Written instruction: Print the lines of the listing below verbatim from its first line through the line bearing "const yTicks = [0, 90, 180, 270, 360, 450];". Any pictures are to be omitted.

==========

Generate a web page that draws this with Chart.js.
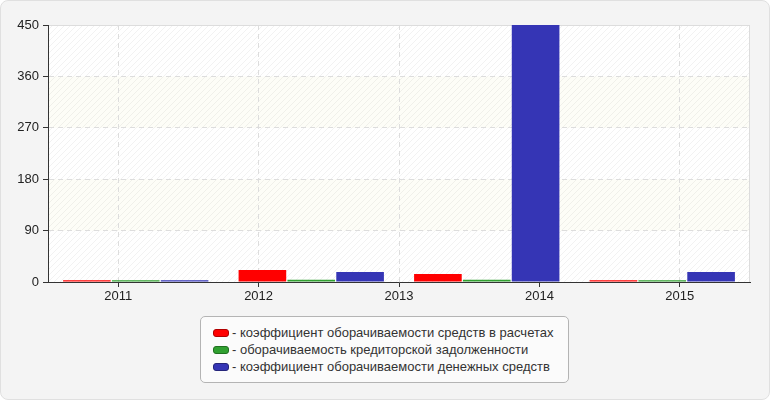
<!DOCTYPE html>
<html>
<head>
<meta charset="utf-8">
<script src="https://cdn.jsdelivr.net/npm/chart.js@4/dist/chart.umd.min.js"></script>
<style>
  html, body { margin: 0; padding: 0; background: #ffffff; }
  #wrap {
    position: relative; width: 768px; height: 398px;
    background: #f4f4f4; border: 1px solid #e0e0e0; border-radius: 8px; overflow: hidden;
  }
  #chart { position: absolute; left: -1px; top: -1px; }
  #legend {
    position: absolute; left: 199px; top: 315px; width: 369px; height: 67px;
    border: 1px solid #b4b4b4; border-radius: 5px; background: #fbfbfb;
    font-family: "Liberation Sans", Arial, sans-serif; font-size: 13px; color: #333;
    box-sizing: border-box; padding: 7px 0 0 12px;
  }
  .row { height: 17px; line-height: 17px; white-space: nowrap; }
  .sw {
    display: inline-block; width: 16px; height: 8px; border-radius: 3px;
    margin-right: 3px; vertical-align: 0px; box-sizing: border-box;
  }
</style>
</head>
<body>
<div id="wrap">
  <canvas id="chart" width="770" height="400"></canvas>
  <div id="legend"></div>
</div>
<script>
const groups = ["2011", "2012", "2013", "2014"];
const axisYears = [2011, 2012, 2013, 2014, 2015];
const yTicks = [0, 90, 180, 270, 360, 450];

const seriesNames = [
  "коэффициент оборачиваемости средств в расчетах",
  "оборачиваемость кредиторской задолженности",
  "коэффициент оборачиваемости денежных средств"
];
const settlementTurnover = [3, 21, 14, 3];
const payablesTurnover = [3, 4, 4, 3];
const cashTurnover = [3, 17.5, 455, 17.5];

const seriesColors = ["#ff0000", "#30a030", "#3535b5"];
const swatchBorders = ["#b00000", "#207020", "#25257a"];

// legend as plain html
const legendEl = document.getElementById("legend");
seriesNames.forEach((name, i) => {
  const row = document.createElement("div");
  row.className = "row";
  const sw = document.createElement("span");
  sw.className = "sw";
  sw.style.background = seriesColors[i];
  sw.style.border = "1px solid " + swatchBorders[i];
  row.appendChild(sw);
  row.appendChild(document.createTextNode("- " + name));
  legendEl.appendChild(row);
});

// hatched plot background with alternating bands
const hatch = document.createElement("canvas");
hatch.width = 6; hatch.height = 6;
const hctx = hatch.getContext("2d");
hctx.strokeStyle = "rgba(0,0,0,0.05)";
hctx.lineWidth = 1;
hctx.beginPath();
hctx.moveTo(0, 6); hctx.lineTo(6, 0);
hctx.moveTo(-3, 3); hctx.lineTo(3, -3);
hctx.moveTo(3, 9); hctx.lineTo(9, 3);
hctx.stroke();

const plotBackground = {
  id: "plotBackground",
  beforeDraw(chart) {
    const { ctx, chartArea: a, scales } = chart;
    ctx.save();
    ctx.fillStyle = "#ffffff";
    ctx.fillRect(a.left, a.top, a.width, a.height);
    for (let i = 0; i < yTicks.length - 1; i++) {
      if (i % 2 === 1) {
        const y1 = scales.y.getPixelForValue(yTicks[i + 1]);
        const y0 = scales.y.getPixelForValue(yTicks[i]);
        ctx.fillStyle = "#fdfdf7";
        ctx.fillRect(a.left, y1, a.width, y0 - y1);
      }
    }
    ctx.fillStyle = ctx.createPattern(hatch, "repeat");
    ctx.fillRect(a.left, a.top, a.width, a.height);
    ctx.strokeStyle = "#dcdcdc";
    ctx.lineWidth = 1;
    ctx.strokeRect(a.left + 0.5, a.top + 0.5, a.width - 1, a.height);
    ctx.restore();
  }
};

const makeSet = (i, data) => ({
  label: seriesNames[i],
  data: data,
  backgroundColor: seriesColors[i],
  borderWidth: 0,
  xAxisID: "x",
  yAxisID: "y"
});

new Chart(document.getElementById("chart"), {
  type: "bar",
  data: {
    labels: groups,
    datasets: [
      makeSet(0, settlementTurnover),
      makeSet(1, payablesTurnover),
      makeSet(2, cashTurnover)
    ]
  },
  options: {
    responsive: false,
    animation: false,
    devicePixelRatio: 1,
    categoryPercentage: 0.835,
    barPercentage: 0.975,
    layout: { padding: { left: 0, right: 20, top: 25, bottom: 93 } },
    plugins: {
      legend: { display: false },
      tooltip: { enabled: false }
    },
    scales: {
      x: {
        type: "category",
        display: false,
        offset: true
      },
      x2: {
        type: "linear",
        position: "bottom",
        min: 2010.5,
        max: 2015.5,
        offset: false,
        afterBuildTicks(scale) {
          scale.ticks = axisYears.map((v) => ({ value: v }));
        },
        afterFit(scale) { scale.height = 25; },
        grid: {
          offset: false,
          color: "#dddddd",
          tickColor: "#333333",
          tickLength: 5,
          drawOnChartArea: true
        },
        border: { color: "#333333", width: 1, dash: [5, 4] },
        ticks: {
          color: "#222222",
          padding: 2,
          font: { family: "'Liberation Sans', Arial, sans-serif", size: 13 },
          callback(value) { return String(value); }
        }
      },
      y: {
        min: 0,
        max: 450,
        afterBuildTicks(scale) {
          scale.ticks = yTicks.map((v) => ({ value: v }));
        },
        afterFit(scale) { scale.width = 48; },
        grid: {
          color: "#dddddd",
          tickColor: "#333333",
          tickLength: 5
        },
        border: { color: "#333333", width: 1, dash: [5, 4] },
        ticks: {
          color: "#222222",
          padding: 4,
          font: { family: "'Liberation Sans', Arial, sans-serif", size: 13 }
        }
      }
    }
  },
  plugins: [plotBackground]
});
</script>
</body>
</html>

==========

Task answer:
Generate a web page that draws this with Chart.js.
<!DOCTYPE html>
<html>
<head>
<meta charset="utf-8">
<script src="https://cdn.jsdelivr.net/npm/chart.js@4/dist/chart.umd.min.js"></script>
<style>
  html, body { margin: 0; padding: 0; background: #ffffff; }
  #wrap {
    position: relative; width: 768px; height: 398px;
    background: #f4f4f4; border: 1px solid #e0e0e0; border-radius: 8px; overflow: hidden;
  }
  #chart { position: absolute; left: -1px; top: -1px; }
  #legend {
    position: absolute; left: 199px; top: 315px; width: 369px; height: 67px;
    border: 1px solid #b4b4b4; border-radius: 5px; background: #fbfbfb;
    font-family: "Liberation Sans", Arial, sans-serif; font-size: 13px; color: #333;
    box-sizing: border-box; padding: 7px 0 0 12px;
  }
  .row { height: 17px; line-height: 17px; white-space: nowrap; }
  .sw {
    display: inline-block; width: 16px; height: 8px; border-radius: 3px;
    margin-right: 3px; vertical-align: 0px; box-sizing: border-box;
  }
</style>
</head>
<body>
<div id="wrap">
  <canvas id="chart" width="770" height="400"></canvas>
  <div id="legend"></div>
</div>
<script>
const groups = ["2011", "2012", "2013", "2014"];
const axisYears = [2011, 2012, 2013, 2014, 2015];
const yTicks = [0, 90, 180, 270, 360, 450];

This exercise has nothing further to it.